Un nouveau-né : Peinture de Désiré
François Laugée. Présentée au Salon
de 1863
Commentée comme suit dans Le Progrès du 26 janvier 1864, par Alexis Duval : « Nous citerons
en première ligne la toile de M. Laugée : Un Nouveau-né. Pourquoi ne vous avons nous pas parlé
de cette petite perle ? nous osons à peine l’avouer
? ne serait-ce pas un sentiment d’admirateur égoïste, qui
chaque jour nous faisait payer un tribut de sympathies à cette calme
et pure petite scène sans vous en faire part ? Chacun
l’entoure ce nouveau-né, chacun lui fait fête,
le soleil lui-même, en dehors, lui apporte son sourire. Sera-t-il dieu,
diable ou simple homme ? semble penser l’auteur de
ses jours si chers qui, complaisamment appuyé sur le lit de la mère,
brûle en philosophe l’encens prolétaire d’une pipe.
Il règne dans cette pauvre chambrette un calme que vous n’eussiez
jamais supposés renfermés dans ces tubes de plomb dont les peintres expriment les couleurs sur leur palette. Ne trouvez-vous pas que la nature imitée à ce point-là suffit bien pour élever l’homme
au degré de singe très perfectionné ? »
Dans le Journal des Débats du mardi 2 juin 1863, Adolphe Viollet-le-Duc commente le tableau ainsi : Chez M. Laugée, au contraire, qui nous montre une scène semblable dans une chambre nue, habitée par de pauvres gens, nous nous sentons émus jusqu'au plus profond du cœur.

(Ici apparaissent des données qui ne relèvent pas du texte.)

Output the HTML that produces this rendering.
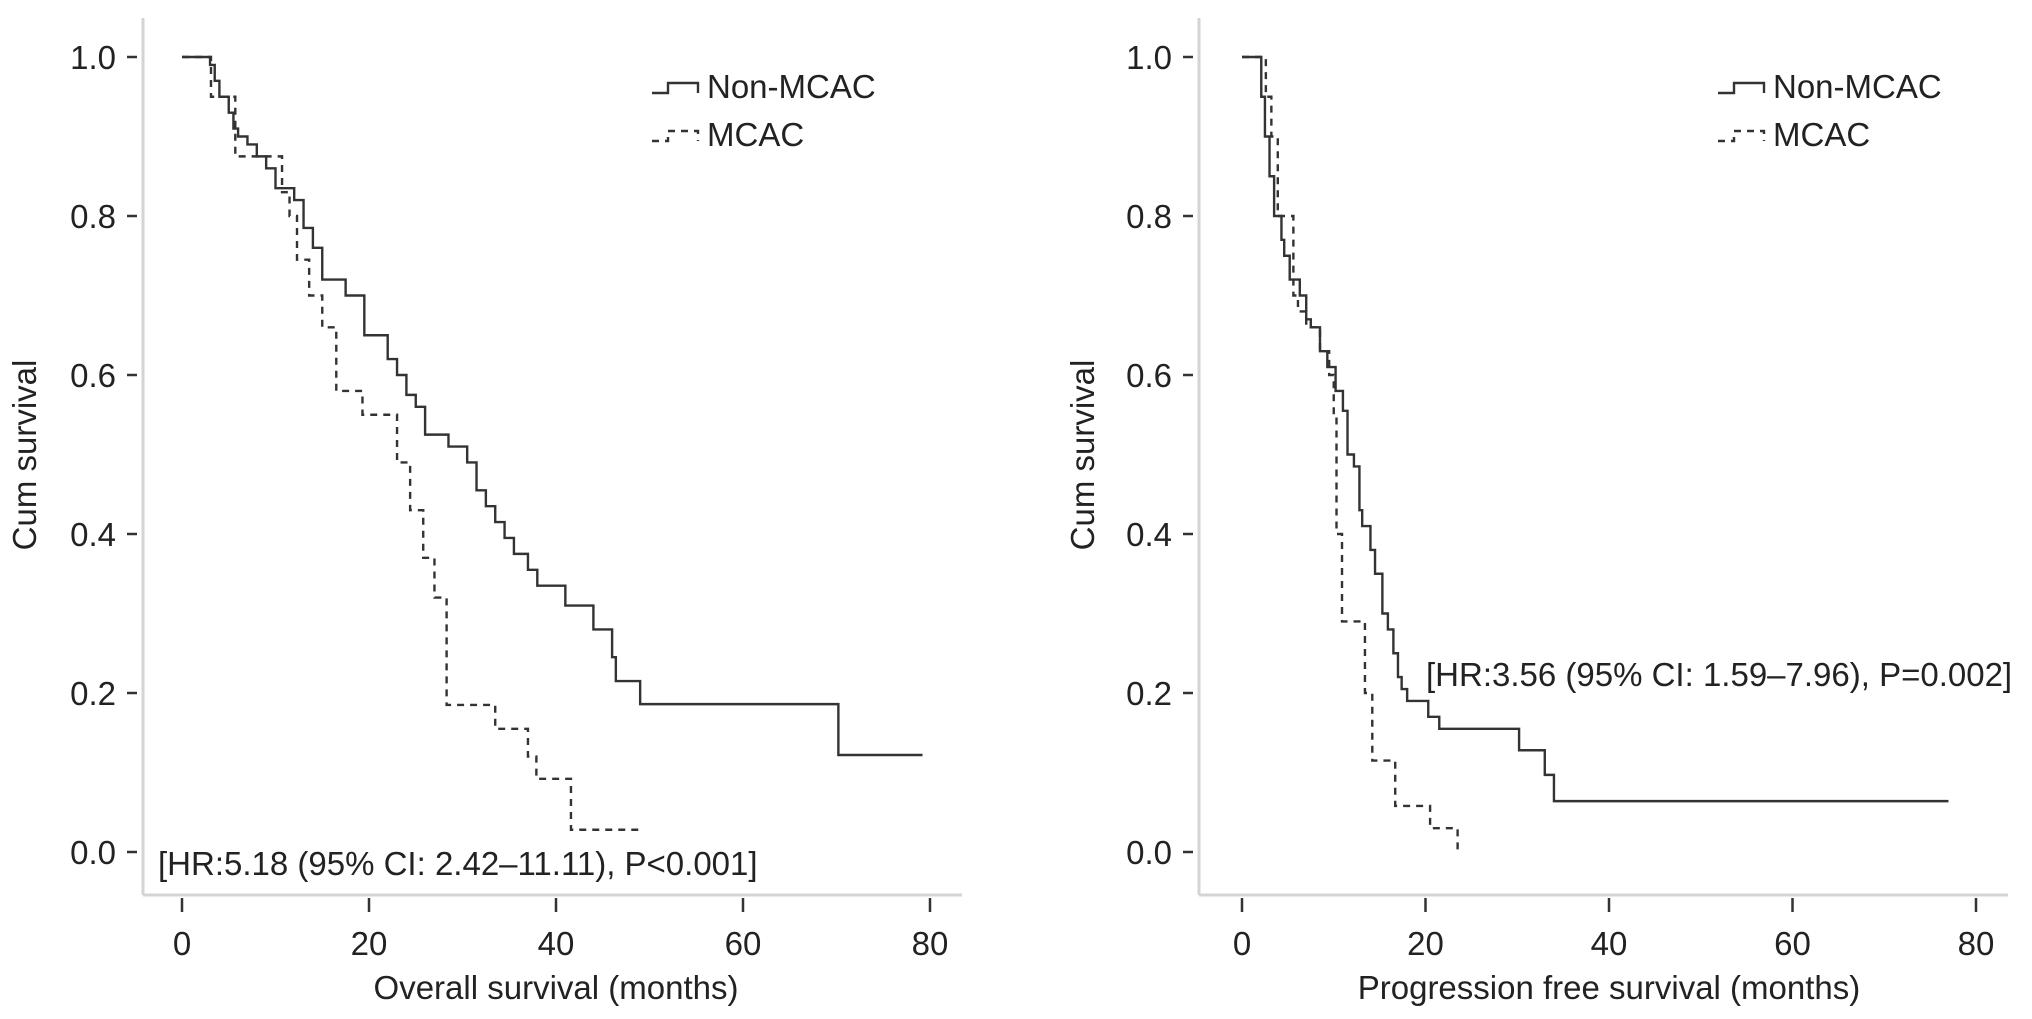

C'est qu'ici les mouvements de l'âme sont exprimés d'une manière si vive et si puissante, qu'ils s'emparent de tout l'intérêt. Ailleurs nous voyons la profusion du détail et de l'accessoire, ou les subtilités de l'esprit absorber la pensée du peintre; ici, tout se concentre dans l'expression de l'attendrissement de cette famille, qui salue le nouveau venu, les uns, les plus jeunes, avec
une joie naïve, les vieux avec une reconnaissance mêlée de compassion. Tout se résume dans la force de l'idée et dans l'épanouissement du plus pur des sentiments humains.
Le tableau de M. Laugée avec sa dimension restreinte et son humble sujet, sera donc un enseignement précieux, parce qu'il résout un problème qui agite depuis quelques années le domaine des arts, et qu'il nous montre que la réalité la plus austère peut être acceptée même entourée des rigueurs de l'indigence et de la rusticité, si elle est illuminée d'une étincelle qu'une bonne pensée aura fait jaillir, et que plus l'habillement sera pauvre et sévère, plus la parole sera fière et généreuse. C'est là le vrai réalisme et la seule condition de son existence, c'est ainsi que ce coté de l'art peut avoir son rôle, comme la peinture des grands enseignements de l'histoire.
Si au contraire on nous montre le peuple dégradé, avili par le vice ou les mauvaises passions, on l'abaisse au dessous des animaux, ou si par l'ambition d'une moralité sociale on nous le représente abruti par le travail, on le calomnie en méconnaissant en lui l'expression de l'âme humaine qui éclate sur le visage de l'homme, tout défiguré qu'il est par la souffrance, dans les traits du laboureur qui cultive son champ et. l'arrose de ses sueurs, comme dans les yeux du soldat qui combat pour son pays.